On Friday and Saturday the neurosurgeon declared that he thought we should wait eight to ten days for surgery.

What?!?!?!?!?!

 Did he just move the goalpost on us??  We had 4 to 6 more days to wait? The waiting was one thing. Watching the deterioration was quite another excruciating matter.

This is when I began working on a dissertation on platelets, their function, their ability to recover after Plavix, platelet transfusions and the test to assess platelet function. I read the product monograph and medical journal articles.  I read case studies and Wikipedia articles.
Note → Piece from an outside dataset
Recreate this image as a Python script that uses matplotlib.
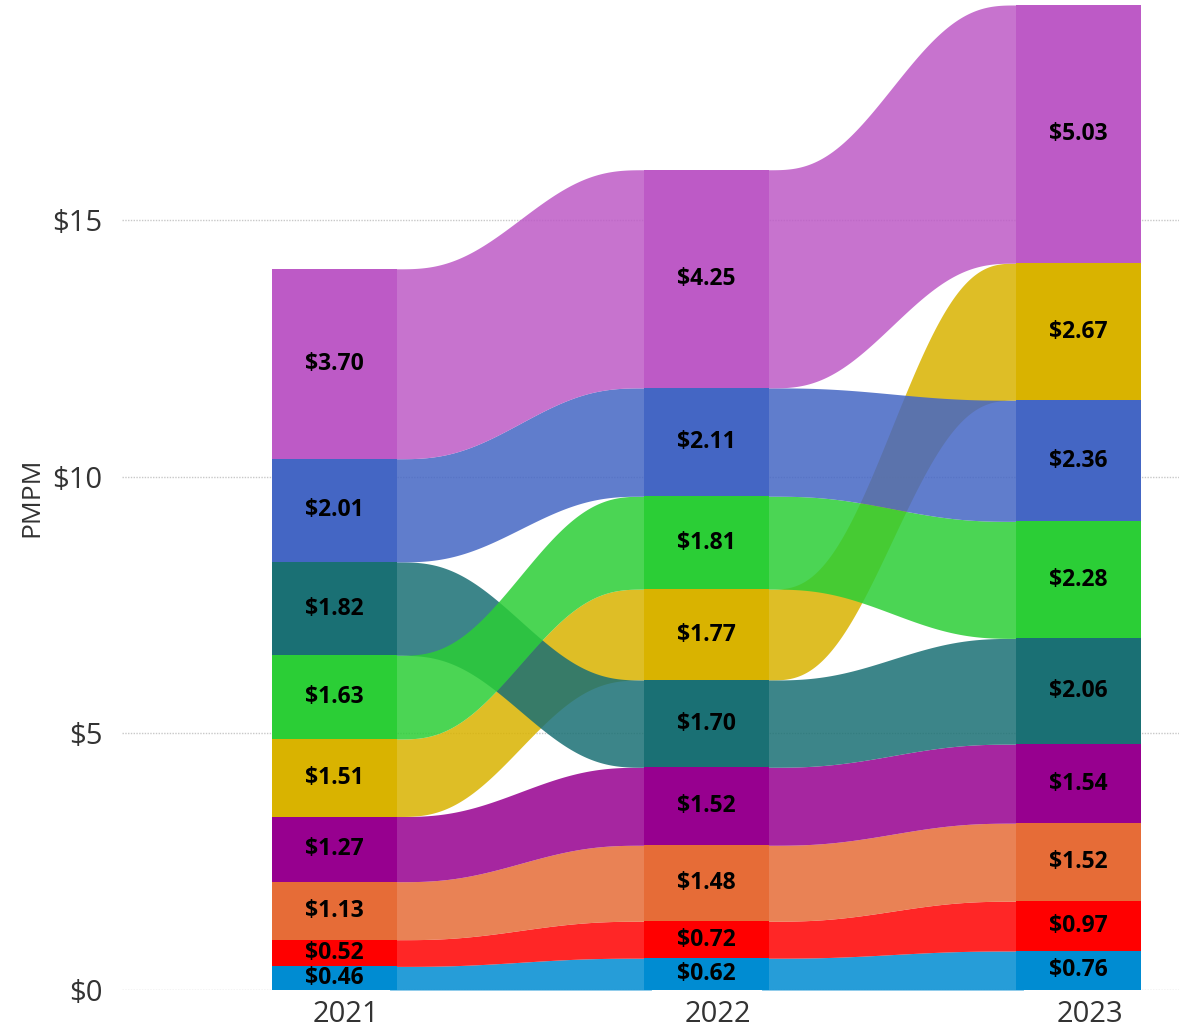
import numpy as np
import matplotlib
matplotlib.use("Agg")
import matplotlib.pyplot as plt

years = ["2021", "2022", "2023"]

# categories in drawing order (ribbons drawn later sit on top)
light_blue = [0.46, 0.62, 0.76]
red = [0.52, 0.72, 0.97]
orange = [1.13, 1.48, 1.52]
magenta = [1.27, 1.52, 1.54]
gold = [1.51, 1.77, 2.67]
teal = [1.82, 1.70, 2.06]
green = [1.63, 1.81, 2.28]
blue = [2.01, 2.11, 2.36]
violet = [3.70, 4.25, 5.03]

series = [light_blue, red, orange, magenta, gold, teal, green, blue, violet]
colors = ["#008CD2", "#FF0000", "#E66C37", "#97008F", "#D9B300",
          "#1A7074", "#2BCE36", "#4466C4", "#BD5AC6"]

yticks = [0, 5, 10, 15]
ytick_labels = ["$0", "$5", "$10", "$15"]

plt.rcParams['font.family'] = ['Open Sans', 'DejaVu Sans']

vals = np.array(series)          # (n_cat, n_year)
n_cat, n_year = vals.shape

# stack each year ascending: smallest at the bottom
bottoms = np.zeros_like(vals)
for j in range(n_year):
    order = np.argsort(vals[:, j], kind="stable")
    acc = 0.0
    for i in order:
        bottoms[i, j] = acc
        acc += vals[i, j]
tops = bottoms + vals

fig = plt.figure(figsize=(11.79, 10.34), dpi=100)
ax = fig.add_axes([122 / 1179, 44 / 1034, 1 - 122 / 1179, 990 / 1034])

bar_w = 0.336
xs = np.arange(n_year)

for y in yticks:
    ax.axhline(y, color="#c8c8c8", lw=1, ls=(0, (1, 1)), zorder=0)


def smooth(t):
    return t ** 3 * (t * (6 * t - 15) + 10)


# ribbons: flat under the bars, s-curve across the gap
for i in range(n_cat):
    for j in range(n_year - 1):
        x0 = xs[j] + bar_w / 2
        x1 = xs[j + 1] - bar_w / 2
        t = np.linspace(0, 1, 200)
        s = smooth(t)
        xx = np.concatenate([[x0 - 0.02], x0 + (x1 - x0) * t, [x1 + 0.02]])
        lo = bottoms[i, j] + (bottoms[i, j + 1] - bottoms[i, j]) * s
        hi = tops[i, j] + (tops[i, j + 1] - tops[i, j]) * s
        lo = np.concatenate([[lo[0]], lo, [lo[-1]]])
        hi = np.concatenate([[hi[0]], hi, [hi[-1]]])
        ax.fill_between(xx, lo, hi, color=colors[i], alpha=0.85,
                        lw=0, zorder=1 + i * 0.01)

for i in range(n_cat):
    ax.bar(xs, vals[i], bottom=bottoms[i], width=bar_w, color=colors[i],
           lw=0, zorder=3)
    for j in range(n_year):
        ax.text(xs[j], bottoms[i, j] + vals[i, j] / 2, f"${vals[i, j]:.2f}",
                ha="center", va="center", fontsize=16.5, fontweight="bold",
                color="black", zorder=4)

ax.set_xlim((122 - 334.5) / 372, (1179 - 334.5) / 372)
ax.set_ylim(0, 990 / 51.33)
ax.set_xticks(xs + 0.03)
ax.set_xticklabels(years, fontsize=21, color="#333333")
ax.set_yticks(yticks)
ax.set_yticklabels(ytick_labels, fontsize=21, color="#333333")
ax.tick_params(length=0)
ax.tick_params(axis="y", pad=14)
ax.tick_params(axis="x", pad=7)
for sp in ax.spines.values():
    sp.set_visible(False)

fig.text(32 / 1179, 1 - 497 / 1034, "PMPM", rotation=90, ha="center",
         va="center", fontsize=19, color="#333333")

fig.savefig("out.png", dpi=100)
Everything I read said waiting 5 to 7 days was appropriate. 

However, we had complete faith in the neurosurgeon.  We wanted the surgery under the best of circumstances so wait we would.  I had just completely embraced and was comfortable with the "wait 8 to 10 day" plan, when we got the news: surgery Monday, or day 6.

There had been no precipitous drop, just a steady deterioration every day.   Words were getting stuck.  Each day he seemed a little quieter and a little bit less like Dad.  It was time. 

As it turns out, it happened not a moment too soon. On Monday as my Mom and I waited with Dad for the call that the OR was available.   He was quite groggy and disengaged from the stimulating conversation his wife and daughter were offering him.  The only thing that seem to capture his fancy was Paris Hilton's claim that she thought the cocaine vial found in her purse was gum.  Note to Paris Hilton: we've got a guy with declining mental status and even he is not buying your story.

The nurse came to do her neuro checks. She asked the date. He knew that it was 2010 but could not come up with the month or day.   When asked his birthday, he kept saying "2010".  When asked his name he kept saying "2010".   It's like his needle was stuck.

At around 4 in the afternoon I asked Dad's nurse if they had any word on when he might be going in. She made some calls and came back with the news "the doctor is going to try really hard to get your Dad in today".

Excuse me?? Waiting for tomorrow was not an option. My Mom suggested that we pray.  We held hands and my Mom prayed for Dad to have the surgery that day. "Amen" she said.

Then we had the fastest and most tangible answer to prayer I have ever encountered. Not ten seconds later, the nurse popped her head in and said "surgery at 17:45".  We hugged our new best friend and sighed a huge sigh of relief.

Then we tried to prepare ourselves.  We wanted the surgery to go without any complications. But we knew better than to expect a miracle cure.  We took turns reminding each other of this.  

"He'll be just coming out of the anaesthetic"
"He could be very groggy".
"We won't know anything for a couple days".
"Let's not expect too much"
"He may not know we're there."

We had asked numerous people over the past week whether Dad would ever remember his PIN numbers or really know that 8 times 7 is 56. Would he have the spark, the smile and the ability to tell really bad jokes again?

The answers were less than reassuring.  Wait and see. Maybe. Perhaps. In time. With therapy.

At 10:15 as we waited in a conference room, Dad was wheeled to his room not far from us.  The nurse said to him "we going to turn the corner, you might get a little dizzy"  My Dad said with a visible smile, which we had not seen for days "I've been dizzy most of the last week". He meant metaphorically.  That was pretty subtle stuff for a guy who didn't know his name a few hours earlier.

He was back.

We saw him a few minutes later.  He was smiling. I asked him his name, his birthday and what 8 times 10 was.   When he got all those right and even gratuitously threw in his PIN number, we knew it was all going to be okay.

Thank you to the many who joined us in prayer.